Companies where the underlying stack is a revenue generator and not a cost center are companies where these kinds of dual tracks exist, but these are only found in the major tech hubs and are not available if you are remote first.

They also require you to be both technically and socially adept.

bumblehean 6 hours ago | parent | next [-]

>It is true IF you live and work in the Bay Area, Seattle, and TLV - which represent the bulk of tech industry employment.

Is that actually true (the bulk of people in the tech industry are working in "big tech" or startups)?

I don't know if there's any hard data around this, but my understanding has been that people working for these types of companies are maybe a single digit percentage of all tech workers (if that).

People working for those companies are certainly the most vocal online, though, which maybe skews perception.

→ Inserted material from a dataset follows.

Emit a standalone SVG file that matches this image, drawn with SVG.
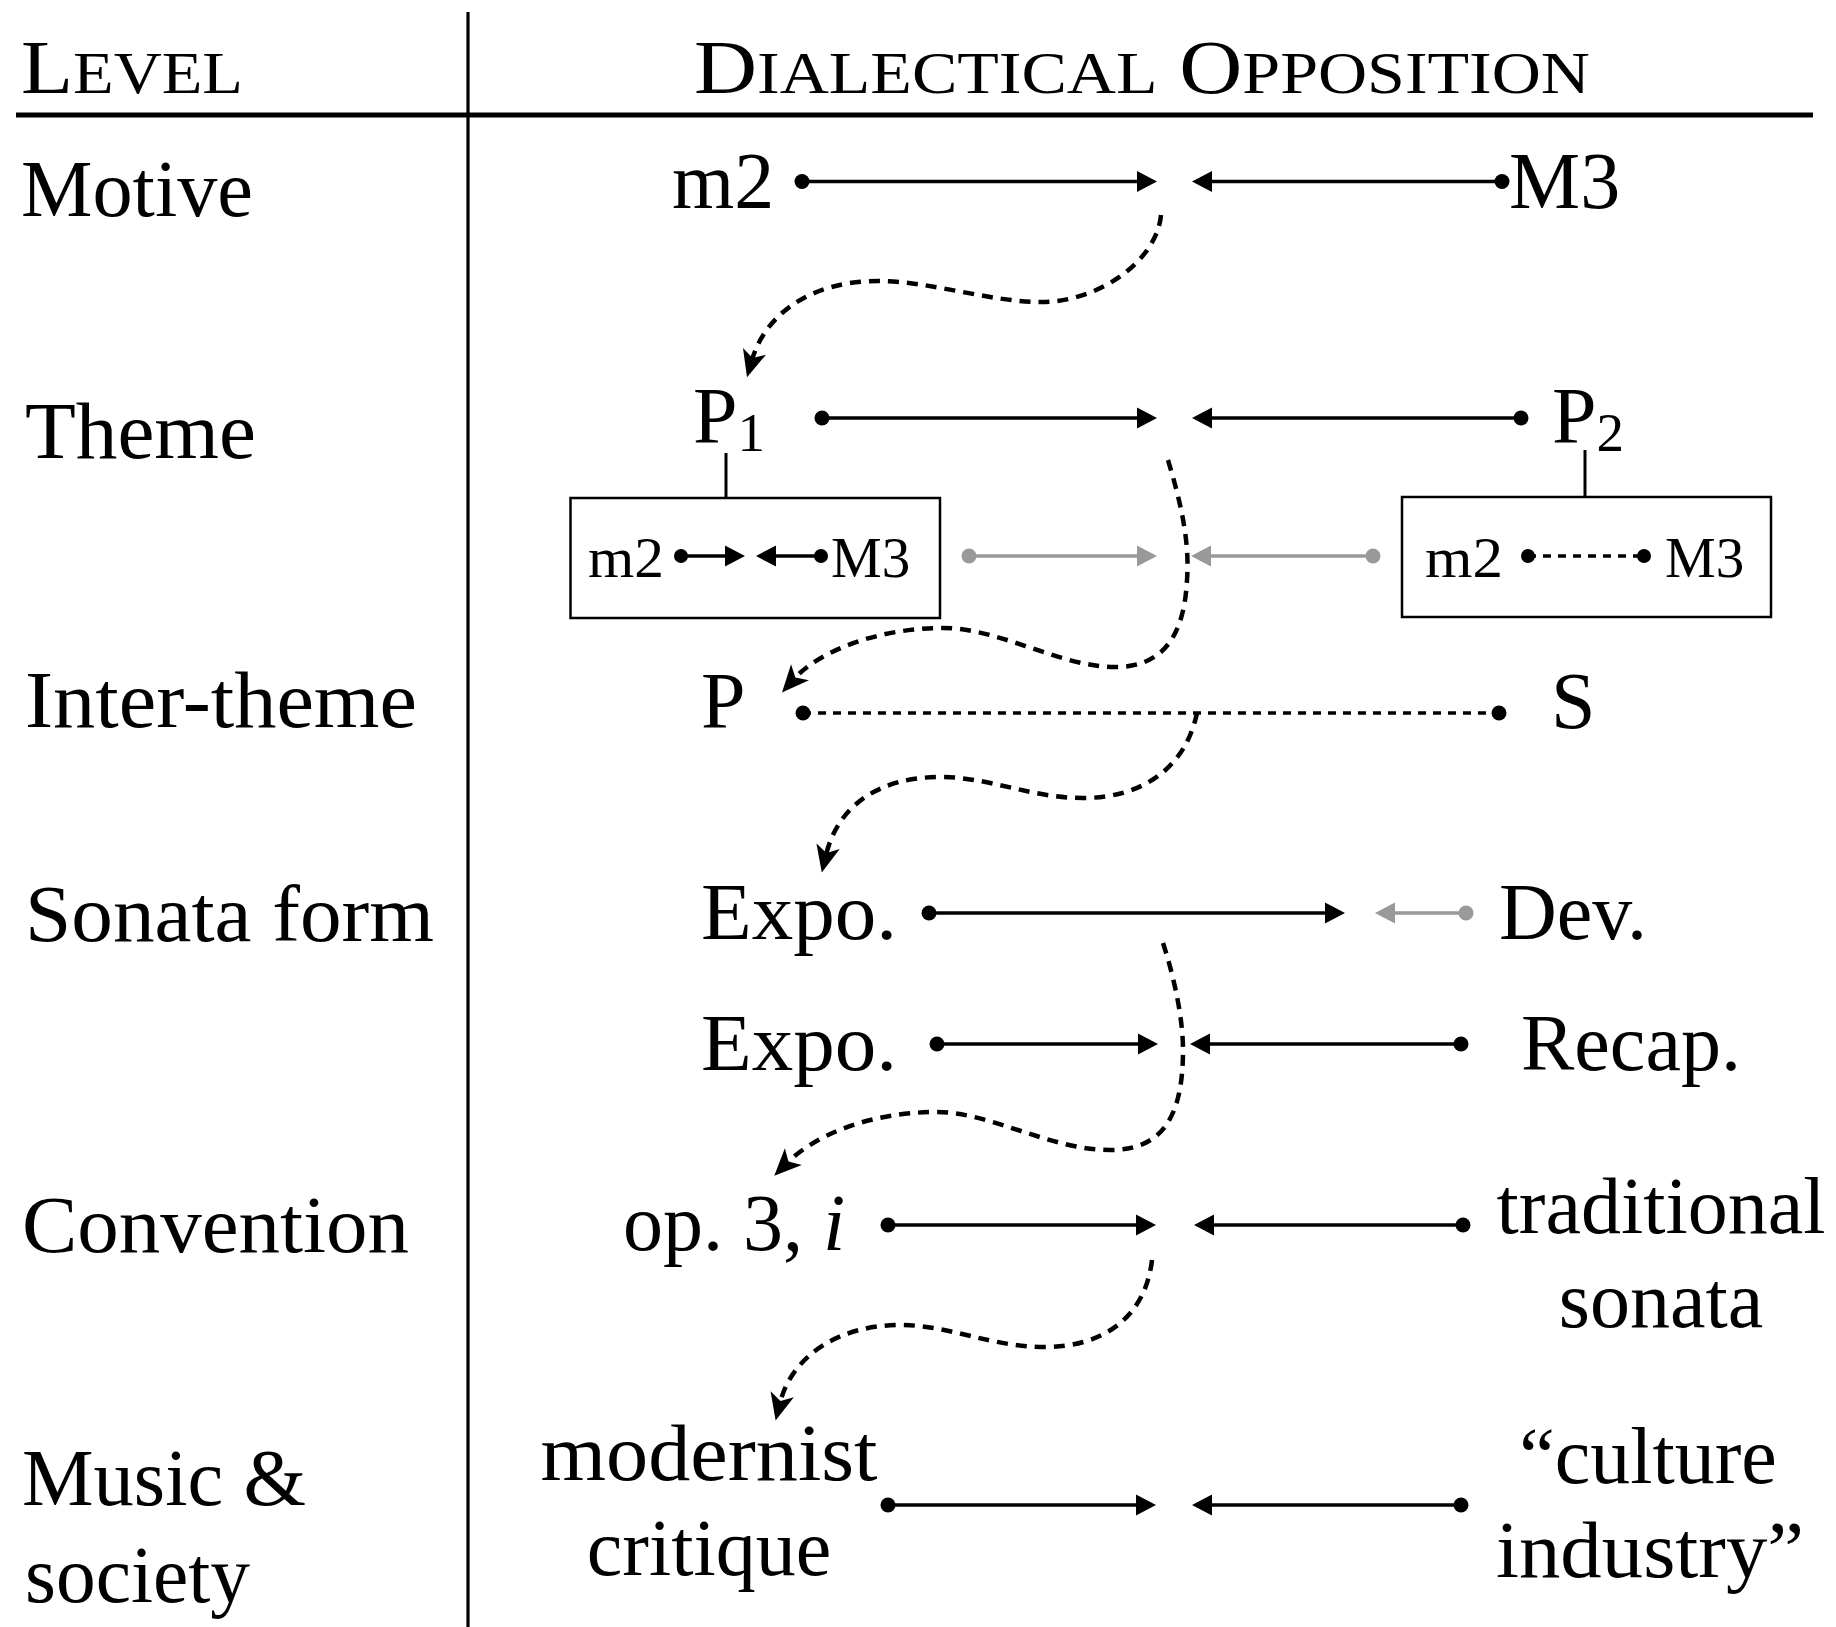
<svg xmlns="http://www.w3.org/2000/svg" width="1836" height="1627" viewBox="0 0 1836 1627">
<style>
  text { font-family: "Liberation Serif", "Times New Roman", serif; fill: #000; }
  .lbl { font-size: 80px; }
  .big { font-size: 80px; }
  .sm { font-size: 57px; }
  .sub { font-size: 55px; }
  .ln { stroke: #000; stroke-width: 3.5; fill: none; }
  .gl { stroke: #999; stroke-width: 3.5; fill: none; }
  .dl { stroke: #000; stroke-width: 3.5; fill: none; stroke-dasharray: 8 7; }
  .cv { stroke: #000; stroke-width: 4.5; fill: none; stroke-dasharray: 11 8; marker-end: url(#stealth); }
  .dot { fill: #000; }
  .gdot { fill: #999; }
  .box { fill: none; stroke: #000; stroke-width: 2.5; }
</style>
<defs>
  <marker id="ah" markerUnits="userSpaceOnUse" orient="auto" overflow="visible" markerWidth="1" markerHeight="1" refX="0" refY="0">
    <path d="M-2,-10.5 L18,0 L-2,10.5 Z" fill="#000"/>
  </marker>
  <marker id="ahg" markerUnits="userSpaceOnUse" orient="auto" overflow="visible" markerWidth="1" markerHeight="1" refX="0" refY="0">
    <path d="M-2,-10.5 L18,0 L-2,10.5 Z" fill="#999"/>
  </marker>
  <marker id="stealth" markerUnits="userSpaceOnUse" orient="auto" overflow="visible" markerWidth="1" markerHeight="1" refX="0" refY="0">
    <path d="M-9,-12 L18,0 L-9,12 L-2,0 Z" fill="#000"/>
  </marker>
</defs>

<g id="table-rules">
  <line x1="468" y1="12" x2="468" y2="1627" stroke="#000" stroke-width="3.2"/>
  <line x1="16" y1="115" x2="1813" y2="115" stroke="#000" stroke-width="4.8"/>
</g>

<g id="header">
  <text x="21" y="93" textLength="222" lengthAdjust="spacingAndGlyphs"><tspan font-size="77">L</tspan><tspan font-size="60">EVEL</tspan></text>
  <text x="694" y="93" textLength="896" lengthAdjust="spacingAndGlyphs"><tspan font-size="77">D</tspan><tspan font-size="60">IALECTICAL</tspan><tspan font-size="77"> O</tspan><tspan font-size="60">PPOSITION</tspan></text>
</g>

<g id="levels">
  <text class="lbl" x="21" y="216" textLength="232" lengthAdjust="spacingAndGlyphs">Motive</text>
  <text class="lbl" x="25" y="458" textLength="231" lengthAdjust="spacingAndGlyphs">Theme</text>
  <text class="lbl" x="25" y="727" textLength="392" lengthAdjust="spacingAndGlyphs">Inter-theme</text>
  <text class="lbl" x="25" y="941" textLength="409" lengthAdjust="spacingAndGlyphs">Sonata form</text>
  <text class="lbl" x="22" y="1252" textLength="387" lengthAdjust="spacingAndGlyphs">Convention</text>
  <text class="lbl" x="22" y="1505" textLength="284" lengthAdjust="spacingAndGlyphs">Music &amp;</text>
  <text class="lbl" x="25" y="1602" textLength="225" lengthAdjust="spacingAndGlyphs">society</text>
</g>

<g id="node-motive">
  <text class="big" x="672" y="208">m2</text>
  <text class="big" x="1509" y="208">M3</text>
</g>
<g id="node-theme">
  <text class="big" x="693" y="443">P<tspan class="sub" dy="8">1</tspan></text>
  <text class="big" x="1552" y="443">P<tspan class="sub" dy="8">2</tspan></text>
</g>
<g id="node-box-left">
  <rect class="box" x="570.5" y="498" width="369.5" height="120"/>
  <text class="sm" x="588" y="577" textLength="76" lengthAdjust="spacingAndGlyphs">m2</text>
  <text class="sm" x="831" y="577">M3</text>
</g>
<g id="node-box-right">
  <rect class="box" x="1402" y="497" width="369" height="120"/>
  <text class="sm" x="1425" y="577" textLength="78" lengthAdjust="spacingAndGlyphs">m2</text>
  <text class="sm" x="1665" y="577">M3</text>
</g>
<g id="node-intertheme">
  <text class="big" x="701" y="728">P</text>
  <text class="big" x="1551" y="728">S</text>
</g>
<g id="node-sonata">
  <text class="big" x="701" y="939" textLength="196" lengthAdjust="spacingAndGlyphs">Expo.</text>
  <text class="big" x="1499" y="939">Dev.</text>
  <text class="big" x="701" y="1070" textLength="196" lengthAdjust="spacingAndGlyphs">Expo.</text>
  <text class="big" x="1521" y="1070">Recap.</text>
</g>
<g id="node-convention">
  <text class="big" x="623" y="1250">op. 3, <tspan font-style="italic">i</tspan></text>
  <text class="big" x="1661" y="1233" text-anchor="middle">traditional</text>
  <text class="big" x="1661" y="1327" text-anchor="middle">sonata</text>
</g>
<g id="node-society">
  <text class="big" x="709" y="1480" text-anchor="middle" textLength="337" lengthAdjust="spacingAndGlyphs">modernist</text>
  <text class="big" x="709" y="1575" text-anchor="middle">critique</text>
  <text class="big" x="1648" y="1483" text-anchor="middle">“culture</text>
  <text class="big" x="1650" y="1577" text-anchor="middle" textLength="308" lengthAdjust="spacingAndGlyphs">industry”</text>
</g>

<g id="connectors">
  <!-- row 1 -->
  <line class="ln" x1="802" y1="181.5" x2="1139" y2="181.5" marker-end="url(#ah)"/>
  <line class="ln" x1="1502" y1="181.5" x2="1210" y2="181.5" marker-end="url(#ah)"/>
  <circle class="dot" cx="802" cy="181.5" r="7.5"/>
  <circle class="dot" cx="1502" cy="181.5" r="7.5"/>
  <!-- row 2 -->
  <line class="ln" x1="822" y1="418" x2="1139" y2="418" marker-end="url(#ah)"/>
  <line class="ln" x1="1521" y1="418" x2="1210" y2="418" marker-end="url(#ah)"/>
  <circle class="dot" cx="822" cy="418" r="7.5"/>
  <circle class="dot" cx="1521" cy="418" r="7.5"/>
  <line x1="726" y1="453" x2="726" y2="498" stroke="#000" stroke-width="3"/>
  <line x1="1585" y1="450" x2="1585" y2="497" stroke="#000" stroke-width="3"/>
  <!-- row 3 inside boxes -->
  <line class="ln" x1="681" y1="556" x2="727" y2="556" marker-end="url(#ah)"/>
  <line class="ln" x1="821" y1="556" x2="774" y2="556" marker-end="url(#ah)"/>
  <circle class="dot" cx="681" cy="556" r="7"/>
  <circle class="dot" cx="821" cy="556" r="7"/>
  <line class="dl" x1="1528" y1="556" x2="1644" y2="556"/>
  <circle class="dot" cx="1528" cy="556" r="7"/>
  <circle class="dot" cx="1644" cy="556" r="7"/>
  <!-- row 3 gray -->
  <line class="gl" x1="969" y1="556" x2="1139" y2="556" marker-end="url(#ahg)"/>
  <line class="gl" x1="1373" y1="556" x2="1209" y2="556" marker-end="url(#ahg)"/>
  <circle class="gdot" cx="969" cy="556" r="7.5"/>
  <circle class="gdot" cx="1373" cy="556" r="7.5"/>
  <!-- row 4 -->
  <line class="dl" x1="803" y1="713" x2="1499" y2="713"/>
  <circle class="dot" cx="803" cy="713" r="7.5"/>
  <circle class="dot" cx="1499" cy="713" r="7.5"/>
  <!-- row 5 -->
  <line class="ln" x1="929" y1="913" x2="1327" y2="913" marker-end="url(#ah)"/>
  <circle class="dot" cx="929" cy="913" r="7.5"/>
  <line class="gl" x1="1466" y1="913" x2="1393" y2="913" marker-end="url(#ahg)"/>
  <circle class="gdot" cx="1466" cy="913" r="7.5"/>
  <!-- row 6 -->
  <line class="ln" x1="937" y1="1044" x2="1140" y2="1044" marker-end="url(#ah)"/>
  <line class="ln" x1="1461" y1="1044" x2="1208" y2="1044" marker-end="url(#ah)"/>
  <circle class="dot" cx="937" cy="1044" r="7.5"/>
  <circle class="dot" cx="1461" cy="1044" r="7.5"/>
  <!-- row 7 -->
  <line class="ln" x1="888" y1="1225" x2="1138" y2="1225" marker-end="url(#ah)"/>
  <line class="ln" x1="1463" y1="1225" x2="1212" y2="1225" marker-end="url(#ah)"/>
  <circle class="dot" cx="888" cy="1225" r="7.5"/>
  <circle class="dot" cx="1463" cy="1225" r="7.5"/>
  <!-- row 8 -->
  <line class="ln" x1="888" y1="1505" x2="1138" y2="1505" marker-end="url(#ah)"/>
  <line class="ln" x1="1461" y1="1505" x2="1210" y2="1505" marker-end="url(#ah)"/>
  <circle class="dot" cx="888" cy="1505" r="7.5"/>
  <circle class="dot" cx="1461" cy="1505" r="7.5"/>

  <!-- curved dashed transitions -->
  <path class="cv" d="M1161,215 C1157,260 1100,302 1041,302 C990,302 930,281 878,281 C810,281 765,315 752,360"/>
  <path class="cv" d="M1168,460 C1180,500 1190,540 1187,580 C1184,640 1160,667 1115,667 C1060,667 1000,628 943,628 C880,628 820,650 794,679"/>
  <path class="cv" d="M1197,713 C1185,770 1140,798 1083,798 C1030,798 990,777 940,777 C880,777 838,805 826,855"/>
  <path class="cv" d="M1163,943 C1175,980 1183,1020 1183,1050 C1183,1120 1160,1150 1110,1150 C1050,1150 990,1112 937,1112 C870,1112 815,1135 787,1163"/>
  <path class="cv" d="M1152,1260 C1145,1320 1100,1347 1045,1347 C990,1347 950,1325 900,1325 C840,1325 792,1355 780,1403"/>
</g>
</svg>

temp8830 7 hours ago | parent | prev [-]

Sorry, I guess we'll have to agree to disagree. The ladders are simply not comparable, even in the Bay Area. Sure, at the entry point where one transfers from the IC ladder to management compensation can even drop. However, that's the bottom rung - and one typically can't get straight into management as a new grad. The management ladder goes higher.

terminalshort 7 hours ago | parent [-]

Best to remember this isn't a ladder but rather a tree. Yes, it goes much higher, but you chances of ever getting there is minimal because it narrows so quickly.